I found myself enjoying the Blood Mountain tracks—“Crystal Skull,” “Capillarian Crest,” and “Circle of Cysquatch”—more than I thought I would given that I think that Blood Mountain is a total mess of an album, an opinion I know will play especially well with readers and doesn’t make me sound like a total crank at all. The other two live tracks, “Blood and Thunder” and “Iron Tusk,” serve as wonderful reminders of just how groundbreaking and exciting Leviathan was and still is. There’s a poignancy, too, in using a version of “Blood and Thunder” that was the closing number of a live set while also closing out Medium Rarities with “Iron Tusk.”
Wait. What’s that? Did someone say, “Play ‘Seabeast’!”? You got it!
In listening to Medium Rarities and poring through Mastodon’s oeuvre, it’s hard to not be surprised at the sheer number of splits, singles, mini CDs, picture discs, 7”s, and 10”s the band has released between full-lengths. Even someone with a bevvy of Mastodon bona fides such as myself (purchased Slick Leg off eBay in high school, has a Mastodon tattoo, knows their best album has always been and always will be Remission, understands that “The Creature Lives” is amazing) was shocked at how much material Mastodon releases in any given year.
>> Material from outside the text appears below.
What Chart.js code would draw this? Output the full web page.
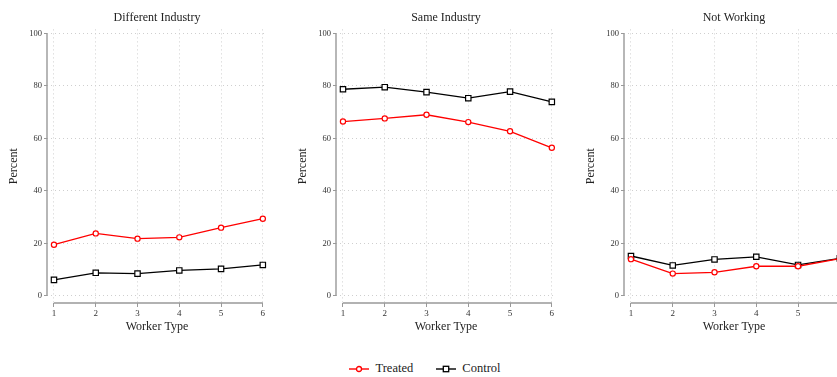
<!DOCTYPE html>
<html>
<head>
<meta charset="utf-8">
<script src="https://cdn.jsdelivr.net/npm/chart.js@4"></script>
<style>
  html, body { margin: 0; padding: 0; background: #fff; overflow: hidden; width: 837px; height: 377px; }
  #wrap { position: relative; width: 837px; height: 377px; overflow: hidden; }
  canvas.panel { position: absolute; top: 0; }
  #legend { position: absolute; top: 360px; left: 0; width: 850px; text-align: center;
            font-family: 'Liberation Serif', 'DejaVu Serif', serif; font-size: 12.5px; color: #222; }
  #legend span.item { display: inline-block; margin: 0 10px; vertical-align: middle; }
  #legend svg { vertical-align: middle; margin-right: 6px; }
</style>
</head>
<body>
<div id="wrap">
  <canvas id="c1" class="panel" width="288" height="345" style="left:0px"></canvas>
  <canvas id="c2" class="panel" width="288" height="345" style="left:289px"></canvas>
  <canvas id="c3" class="panel" width="288" height="345" style="left:577px"></canvas>
  <div id="legend">
    <span class="item"><svg width="20" height="10"><line x1="0" y1="5" x2="20" y2="5" stroke="#ff0000" stroke-width="1.4"/><circle cx="10" cy="5" r="2.5" fill="#fff" stroke="#ff0000" stroke-width="1.3"/></svg>Treated</span>
    <span class="item"><svg width="20" height="10"><line x1="0" y1="5" x2="20" y2="5" stroke="#000" stroke-width="1.4"/><rect x="7.3" y="2.3" width="5.4" height="5.4" fill="#fff" stroke="#000" stroke-width="1.3"/></svg>Control</span>
  </div>
</div>
<script>
// ---- Data ----
const workerTypes = [1, 2, 3, 4, 5, 6];
const yTickValues = [0, 20, 40, 60, 80, 100];
const panelTitles = ["Different Industry", "Same Industry", "Not Working"];
const seriesNames = ["Treated", "Control"];

const diffTreated = [19.5, 23.8, 21.8, 22.3, 26.0, 29.4];
const diffControl = [6.1, 8.8, 8.5, 9.7, 10.3, 11.8];
const sameTreated = [66.4, 67.6, 69.0, 66.2, 62.7, 56.4];
const sameControl = [78.7, 79.5, 77.6, 75.3, 77.8, 73.9];
const notTreated  = [14.0, 8.5, 9.0, 11.3, 11.3, 14.2];
const notControl  = [15.2, 11.6, 13.9, 14.9, 11.8, 14.3];

// ---- Styling ----
const FONT = "'Liberation Serif', 'DejaVu Serif', serif";
Chart.defaults.font.family = FONT;
Chart.defaults.color = '#222';
const AXIS_COLOR = '#999';
const GRID_COLOR = '#cfcfcf';

const toXY = vals => workerTypes.map((x, i) => ({ x: x, y: vals[i] }));

// Stata-like axis lines spanning only the tick range
const axisLinePlugin = {
  id: 'axisLines',
  afterDraw(chart) {
    const { ctx, chartArea, scales } = chart;
    const xs = scales.x, ys = scales.y;
    ctx.save();
    ctx.strokeStyle = AXIS_COLOR;
    ctx.lineWidth = 1.4;
    ctx.beginPath();
    ctx.moveTo(chartArea.left, ys.getPixelForValue(yTickValues[0]));
    ctx.lineTo(chartArea.left, ys.getPixelForValue(yTickValues[yTickValues.length - 1]));
    ctx.moveTo(xs.getPixelForValue(workerTypes[0]), chartArea.bottom);
    ctx.lineTo(xs.getPixelForValue(workerTypes[workerTypes.length - 1]), chartArea.bottom);
    ctx.stroke();
    ctx.restore();
  }
};

function makePanel(id, title, treated, control) {
  new Chart(document.getElementById(id), {
    type: 'line',
    data: {
      datasets: [
        { label: seriesNames[0], data: toXY(treated), borderColor: '#ff0000', borderWidth: 1.3,
          pointStyle: 'circle', pointRadius: 2.6, pointBorderWidth: 1.2,
          pointBackgroundColor: '#fff', pointBorderColor: '#ff0000', tension: 0 },
        { label: seriesNames[1], data: toXY(control), borderColor: '#000', borderWidth: 1.3,
          pointStyle: 'rect', pointRadius: 3.8, pointBorderWidth: 1.2,
          pointBackgroundColor: '#fff', pointBorderColor: '#000', tension: 0 }
      ]
    },
    options: {
      responsive: false,
      animation: false,
      layout: { padding: { left: 0, right: 21, top: 0, bottom: 0 } },
      plugins: {
        legend: { display: false },
        tooltip: { enabled: false },
        title: { display: true, text: title, fullSize: false, color: '#222',
                 font: { size: 12, weight: 'normal', family: FONT },
                 padding: { top: 11, bottom: 4 } }
      },
      scales: {
        x: {
          type: 'linear', min: 0.833, max: 6.1,
          afterBuildTicks: s => { s.ticks = workerTypes.map(v => ({ value: v })); },
          afterFit: s => { s.height = 42; },
          grid: { color: GRID_COLOR, lineWidth: 1, tickLength: 4, tickColor: AXIS_COLOR, tickWidth: 1 },
          border: { display: false, dash: [1, 3] },
          ticks: { color: '#333', font: { size: 9, family: FONT }, padding: 1, maxRotation: 0 },
          title: { display: true, text: 'Worker Type', color: '#222',
                   font: { size: 12, family: FONT }, padding: { top: 0, bottom: 10.8 } }
        },
        y: {
          type: 'linear', min: -2.7, max: 101.5,
          afterBuildTicks: s => { s.ticks = yTickValues.map(v => ({ value: v })); },
          afterFit: s => { s.width = 47; },
          grid: { color: GRID_COLOR, lineWidth: 1, tickLength: 3, tickColor: AXIS_COLOR, tickWidth: 1 },
          border: { display: false, dash: [1, 3] },
          ticks: { color: '#333', font: { size: 8.5, family: FONT }, padding: 2 },
          title: { display: true, text: 'Percent', color: '#222',
                   font: { size: 12, family: FONT }, padding: { top: 7, bottom: 0 } }
        }
      }
    },
    plugins: [axisLinePlugin]
  });
}

makePanel('c1', panelTitles[0], diffTreated, diffControl);
makePanel('c2', panelTitles[1], sameTreated, sameControl);
makePanel('c3', panelTitles[2], notTreated, notControl);
</script>
</body>
</html>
Which makes the last few years so odd. 2017 saw the band release a proper full-length (Emperor of Sand), a single (“Toe to Toes”), and an EP (Cold Dark Place), but the only thing between then and now is the 2019 release of their cover of “Stairway to Heaven” (also in tribute to Nick John). Where does Mastodon go from here? Is “Fallen Torches” the way forward or a brief spark? Is either Emperor of Sand or Cold Dark Place the blueprint for what comes next? Have the Mastodongs sufficiently progged the hog or is more psychedelic noodling on the horizon? Are the more straight-forward anthem-pop song structures here to stay? Medium Rarities offers little indication, though it does make quite clear just how many directions Mastodon might take in the future.
So, in the end, what is Medium Rarities? It’s not entirely unfamiliar nor is it entirely rare. It’s not overly surprising but it does contain some unique, unexpected moments. In a sense, it is a free-wheeling testament to the band’s willingness to experiment while also serving as an appropriate homage to their close friend. It is also, perhaps more than anything, a fun excuse to spend some time with a band that has mattered to me since before Mark Zuckerberg ever had the idea to compare Harvard students to farm animals, ushering in the end of the world. For that, it also has tremendous merit.